Ils appellent ça un seked. Le principe en est très simple, ça fonctionne un peu comme notre concept de pente à ceci près que ce n’est pas un ratio mais une distance exprimées en coudées (de 7 paumes de 4 doigts chacune, pour ceux qui ont oublié). Un petit schéma valant toujours mieux qu’un long discours, voici comment ça fonctionnait :

Posée à la verticale et en grisé (OS), c’est une coudée royale (28 doigts) — et peut-être même une des règles graduées que nous avons déjà évoqué, éventuellement munie d’un fil à plomb pour s’assurer de sa verticalité. Le seked proprement dit, c’est la distance horizontale (AO) qui permet de définir l’angle OAS. Dans l’exemple ci-dessus, j’ai représenté un seked de 5½ paumes (22 doigts) ce qui correspond à une pente de 28/22 (i.e. environ 1.2727) et à un angle d’environ 51.84 degrés [5].

De là, vous n’avez sans doute aucune difficulté à imaginer comment ça fonctionnait : avec un seked plus petit, on obtenait une pente plus importante et inversement ; c’est facile à concevoir et — chose importante quand on n’a pas d’instruments de visée précis — c’est aussi très facile à utiliser sur un chantier : de simples équerres de bois dimensionnées afin de reproduire cette proportion et le tour est joué.

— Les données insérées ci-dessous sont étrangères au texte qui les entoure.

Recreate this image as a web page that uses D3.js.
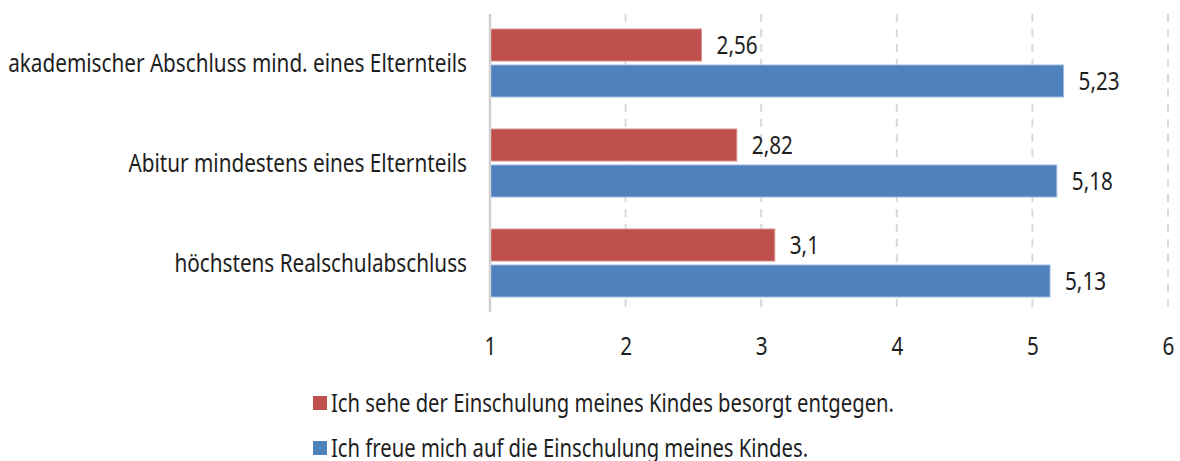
<!DOCTYPE html>
<html><head><meta charset="utf-8">
<script src="https://cdn.jsdelivr.net/npm/d3@7"></script>
<style>
html,body{margin:0;padding:0;background:#fff;}
svg text{font-family:"Noto Sans","Open Sans",sans-serif;fill:#1e1e1e;}
</style></head>
<body>
<svg id="c" width="1180" height="461"></svg>
<script>
const categories = ["akademischer Abschluss mind. eines Elternteils","Abitur mindestens eines Elternteils","höchstens Realschulabschluss"];
const seriesNames = ["Ich sehe der Einschulung meines Kindes besorgt entgegen.","Ich freue mich auf die Einschulung meines Kindes."];
const worried = [2.56, 2.82, 3.1];
const looking = [5.23, 5.18, 5.13];
const tickValues = [1,2,3,4,5,6];
const colors = ["#C0504D","#4F81BD"];

const FS = 26;
const svg = d3.select("#c");
const x = d3.scaleLinear().domain([1,6]).range([490,1168]);
const y = d3.scaleBand().domain(categories).range([13,313]).paddingInner(0.32).paddingOuter(0.16);
const ys = d3.scaleBand().domain([0,1]).range([0,y.bandwidth()]).paddingInner(0.111);
const fmt = v => String(v).replace(".",",");

// gridlines
svg.append("g").selectAll("line").data(tickValues.slice(1)).join("line")
  .attr("x1",d=>x(d)).attr("x2",d=>x(d)).attr("y1",14).attr("y2",312)
  .attr("stroke","#d9d9d9").attr("stroke-width",2).attr("stroke-dasharray","8,7");

const series = [worried, looking];
series.forEach((vals,si)=>{
  const g = svg.append("g");
  g.selectAll("rect").data(categories).join("rect")
    .attr("x",x(1)).attr("y",(d)=>y(d)+ys(si))
    .attr("width",(d,i)=>x(vals[i])-x(1)).attr("height",ys.bandwidth())
    .attr("fill",colors[si]).attr("stroke", si===0?"#d98f8d":"#9dbbe0").attr("stroke-width",1);
  g.selectAll("text").data(categories).join("text")
    .attr("x",(d,i)=>x(vals[i])+15).attr("y",d=>y(d)+ys(si)+ys.bandwidth()/2)
    .attr("dy","0.36em").attr("font-size",FS).text((d,i)=>fmt(vals[i]));
});

// y axis line
svg.append("line").attr("x1",x(1)).attr("x2",x(1)).attr("y1",14).attr("y2",312)
  .attr("stroke","#d0d0d0").attr("stroke-width",2.5);

// x axis ticks
const xAxis = d3.axisBottom(x).tickValues(tickValues).tickSize(0).tickPadding(0).tickFormat(d=>d);
const xg = svg.append("g").attr("transform","translate(0,337)").call(xAxis);
xg.select(".domain").remove();
xg.selectAll("text").attr("font-size",FS).attr("font-family",null).attr("fill",null);

// category labels
const yAxis = d3.axisLeft(y).tickSize(0).tickPadding(0);
const yg = svg.append("g").attr("transform","translate(467,0)").call(yAxis);
yg.select(".domain").remove();
yg.selectAll("text").attr("font-size",FS).attr("font-family",null).attr("fill",null).attr("dy","0.34em");

// legend
const leg = svg.append("g").attr("class","legend");
seriesNames.forEach((n,i)=>{
  const yy = 403 + i*45;
  leg.append("rect").attr("x",313).attr("y",yy-7).attr("width",14).attr("height",14).attr("fill",colors[i]);
  leg.append("text").attr("x",331).attr("y",yy).attr("dy","0.36em").attr("font-size",FS).text(n);
});

// condense all text horizontally to match the narrow typeface of the original
const ref = yg.selectAll("text").filter(d=>d===categories[1]).node();
const k = 342 / ref.getComputedTextLength();
const legRef = leg.select("text").node();
const kLeg = 563 / legRef.getComputedTextLength();
svg.selectAll("text").each(function(){
  const w = this.getComputedTextLength();
  const inLeg = this.parentNode.getAttribute("class")==="legend";
  d3.select(this).attr("textLength", w*(inLeg?kLeg:k*0.99)).attr("lengthAdjust","spacingAndGlyphs");
});
</script>
</body></html>
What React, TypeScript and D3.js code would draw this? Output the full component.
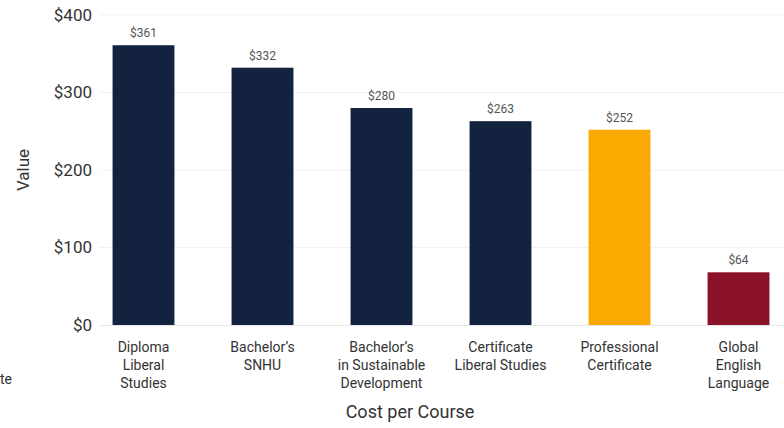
import React from "react";
import * as d3 from "d3";

const categories = [
  ["Diploma", "Liberal", "Studies"],
  ["Bachelor\u2019s", "SNHU"],
  ["Bachelor\u2019s", "in Sustainable", "Development"],
  ["Certificate", "Liberal Studies"],
  ["Professional", "Certificate"],
  ["Global", "English", "Language"],
];
const values = [361, 332, 280, 263, 252, 68];
const valueLabels = ["$361", "$332", "$280", "$263", "$252", "$64"];
const barColors = ["#12223f", "#12223f", "#12223f", "#12223f", "#f9a900", "#8a1128"];
const yTicks = [0, 100, 200, 300, 400];

export default function App() {
  const W = 784, H = 428;
  const x = d3.scaleBand<number>().domain(d3.range(values.length)).range([84, 798]).paddingInner(0.48).paddingOuter(0.24);
  const y = d3.scaleLinear().domain([0, 400]).range([325, 15]);
  const font = "Roboto, 'Noto Sans', sans-serif";
  return (
    <svg width={W} height={H} style={{ position: "absolute", left: 0, top: 0, background: "#fff" }} fontFamily={font}>
      {yTicks.map((t) => (
        <g key={t}>
          {t > 0 && <line x1={100} x2={784} y1={y(t)} y2={y(t)} stroke="#f2f2f2" strokeWidth={1} />}
          <text x={92} y={y(t)} dy="0.35em" textAnchor="end" fontSize={17} fill="#333">{"$" + t}</text>
        </g>
      ))}
      {values.map((v, i) => (
        <g key={i}>
          <rect x={x(i)} y={y(v)} width={x.bandwidth()} height={y(0) - y(v)} fill={barColors[i]} />
          <text x={x(i)! + x.bandwidth() / 2} y={y(v) - 8} textAnchor="middle" fontSize={12} fill="#555">{valueLabels[i]}</text>
          {categories[i].map((line, j) => (
            <text key={j} x={x(i)! + x.bandwidth() / 2} y={352 + j * 18} textAnchor="middle" fontSize={14} fill="#333">{line}</text>
          ))}
        </g>
      ))}
      <line x1={100} x2={784} y1={y(0) + 0.5} y2={y(0) + 0.5} stroke="#e6e6e6" strokeWidth={1} />
      <text transform={`translate(29,${y(200)}) rotate(-90)`} textAnchor="middle" fontSize={17} fill="#333">Value</text>
      <text x={410} y={418} textAnchor="middle" fontSize={18} fill="#333">Cost per Course</text>
      <text x={0} y={384} textAnchor="start" fontSize={14} fill="#333">te</text>
    </svg>
  );
}
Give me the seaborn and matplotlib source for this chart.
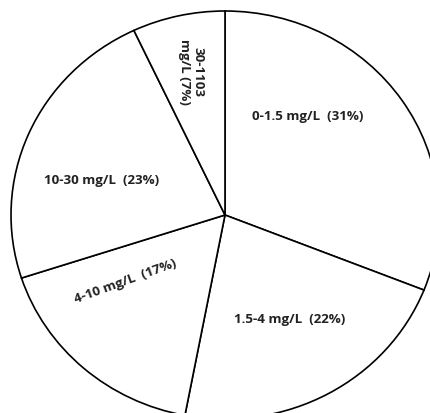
import matplotlib
matplotlib.use("Agg")
import matplotlib.pyplot as plt
import seaborn as sns

# data
ranges = ["0-1.5 mg/L", "1.5-4 mg/L", "4-10 mg/L", "10-30 mg/L", "30-1103 mg/L"]
shares = [31, 22, 17, 23, 7]
labels = ["0-1.5 mg/L  (31%)", "1.5-4 mg/L  (22%)", "4-10 mg/L  (17%)",
          "10-30 mg/L  (23%)", "30-1103\nmg/L (7%)"]

# layout of the labels (pixel centre in the picture, rotation)
label_px = [(308, 117), (290, 320), (125, 281), (102, 181), (191, 72)]
label_rot = [0, 0, 20, 0, -90]

sns.set_style("white")
plt.rcParams["font.family"] = ["Open Sans", "DejaVu Sans"]

W, H = 431, 414
fig = plt.figure(figsize=(W / 100, H / 100), dpi=100)
# pie centre at (225, 216) px, radii 214 x 204 px (slightly stretched)
cx, cy, rx, ry = 225, 216, 214, 204
ax = fig.add_axes([(cx - rx) / W, (H - cy - ry) / H, 2 * rx / W, 2 * ry / H])

ax.pie(shares, startangle=90, counterclock=False,
       colors=["white"] * len(shares),
       wedgeprops=dict(edgecolor="black", linewidth=1.2))
ax.set_aspect("auto")
ax.set_xlim(-1, 1)
ax.set_ylim(-1, 1)
ax.axis("off")

for lab, (px, py), rot in zip(labels, label_px, label_rot):
    ax.text((px - cx) / rx, (cy - py) / ry, lab, rotation=rot,
            ha="center", va="center", fontsize=9.6, fontweight="bold",
            color="#222222", linespacing=1.05, rotation_mode="anchor")

fig.savefig("out.png", dpi=100)
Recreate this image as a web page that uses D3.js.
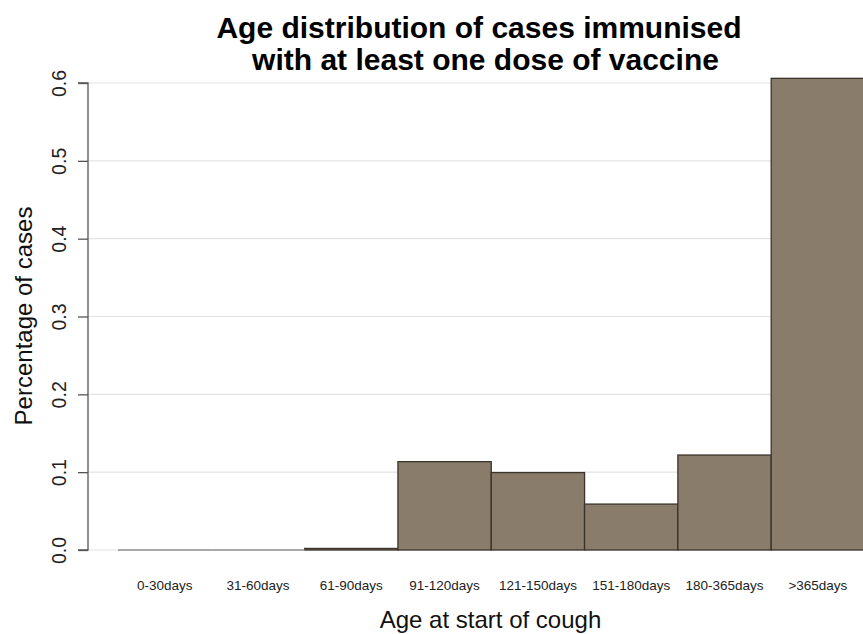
<!DOCTYPE html>
<html><head><meta charset="utf-8">
<script src="https://cdn.jsdelivr.net/npm/d3@7"></script>
<style>body{margin:0;background:#fff;} svg{display:block;font-family:"Liberation Sans",Arial,sans-serif;}</style>
</head><body>
<svg id="c" width="863" height="634"></svg>
<script>
const categories = ["0-30days","31-60days","61-90days","91-120days","121-150days","151-180days","180-365days",">365days"];
const values = [0, 0, 0.002, 0.1135, 0.0995, 0.059, 0.122, 0.606];
const yTicks = [0, 0.1, 0.2, 0.3, 0.4, 0.5, 0.6];
const titleLines = ["Age distribution of cases immunised", "with at least one dose of vaccine"];

const svg = d3.select("#c");
const W = 863, H = 634;
const y = d3.scaleLinear().domain([0, 0.6]).range([550, 83]);
const x = d3.scaleBand().domain(categories).range([118, 864.5]).padding(0);

// gridlines
svg.append("g").selectAll("line").data(yTicks).join("line")
  .attr("x1", 88).attr("x2", W).attr("y1", d => y(d)).attr("y2", d => y(d))
  .attr("stroke", "#e3e3e3").attr("stroke-width", 1.2);

// bars
const barData = values.map((v, i) => ({cat: categories[i], v}));
svg.append("g").selectAll("rect").data(barData.filter(d => d.v > 0)).join("rect")
  .attr("x", d => x(d.cat))
  .attr("width", x.bandwidth())
  .attr("y", d => y(d.v))
  .attr("height", d => y(0) - y(d.v))
  .attr("fill", "#8a7c6a")
  .attr("stroke", "#3b342b")
  .attr("stroke-width", 1.3);
// zero-height bars drawn as their outline on the baseline
svg.append("g").selectAll("line").data(barData.filter(d => d.v === 0)).join("line")
  .attr("x1", d => x(d.cat)).attr("x2", d => x(d.cat) + x.bandwidth())
  .attr("y1", d => y(d.v)).attr("y2", d => y(d.v))
  .attr("stroke", "#8f8f8f").attr("stroke-width", 1.6);

// y axis
const yAxis = d3.axisLeft(y).tickValues(yTicks).tickFormat(d3.format(".1f")).tickSize(10).tickPadding(6);
const gy = svg.append("g").attr("transform", "translate(88,0)").call(yAxis);
gy.select(".domain").attr("stroke", "#555").attr("stroke-width", 1.3).attr("d", `M-10,${y(0.6)}H0V${y(0)}H-10`);
gy.selectAll(".tick line").attr("stroke", "#555").attr("stroke-width", 1.3);
gy.selectAll(".tick text")
  .attr("transform", "rotate(-90)")
  .attr("x", 0).attr("y", -22).attr("dy", "0")
  .attr("text-anchor", "middle")
  .attr("fill", "#222")
  .style("font-size", "19.5px");

// x labels
svg.append("g").selectAll("text").data(categories).join("text")
  .attr("x", d => x(d) + x.bandwidth() / 2)
  .attr("y", 590)
  .attr("text-anchor", "middle")
  .attr("fill", "#222")
  .style("font-size", "13.5px")
  .text(d => d);

// axis titles
svg.append("text").attr("x", 490.5).attr("y", 628).attr("text-anchor", "middle")
  .style("font-size", "24px").attr("fill", "#111").text("Age at start of cough");
svg.append("text").attr("transform", "translate(32,316) rotate(-90)").attr("text-anchor", "middle")
  .style("font-size", "24px").attr("fill", "#111").text("Percentage of cases");

// title
svg.append("text").attr("x", 479).attr("y", 38).attr("text-anchor", "middle")
  .style("font-size", "30px").style("font-weight", "bold").text(titleLines[0]);
svg.append("text").attr("x", 485.5).attr("y", 70).attr("text-anchor", "middle")
  .style("font-size", "30px").style("font-weight", "bold").text(titleLines[1]);
</script>
</body></html>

Si vous cherchez la beauté mathématique de la grande pyramide de Khéops, c’est sans doute ici qu’elle se trouve. Je vous rappelle qu’elle mesurait 440 coudées de coté sur 280 coudées de haut ; c’est-à-dire que ce que vous avez sous les yeux, c’est le triangle OgS de mon premier schéma avec des doigts géants de 10 coudées. La pyramide de Khéops, dans l’esprit de son architecte, c’est un cas d’école d’architecture classique égyptienne : raison pour laquelle tout le monde est d'accord sur ses dimensions originelles.

Or, par le plus grand des hasards, il se trouve que dans une pyramide conçue avec un seked de 5½ paumes, le demi-périmètre de la base divisé par la hauteur donne effectivement un chiffre proche de Pi. Mais ça n'est pas Pi, c’est $(22 \times 2 \times 4)/28$ ou $22/7$ soit à peu près 3.1429. Ah ! me direz-vous, mais l’architecte peut tout à fait avoir choisi un seked de 5½ paumes pour faire apparaître (à peu près) Pi dans les proportions de la pyramide. Ça n’est pas impossible mais c’est peu probable.

Le bon seked

D'abord, il faut savoir le nombre de seked possibles n’est pas infini. Pour des raisons bêtement pratiques, les architectes utilisaient toujours un nombre entier de doigts compris entre 30 — soit un angle ridicule de 43 degrés — et, soyons fous, 15 — ce qui fait déjà presque 62 degrés d'inclinaison. En gros, dès lors qu’on parle de grosses pyramides [6], ça nous donne un univers des possibles de l’ordre d’une quinzaine de seked, de la pyramide quasiment plate à la plus vertigineuse.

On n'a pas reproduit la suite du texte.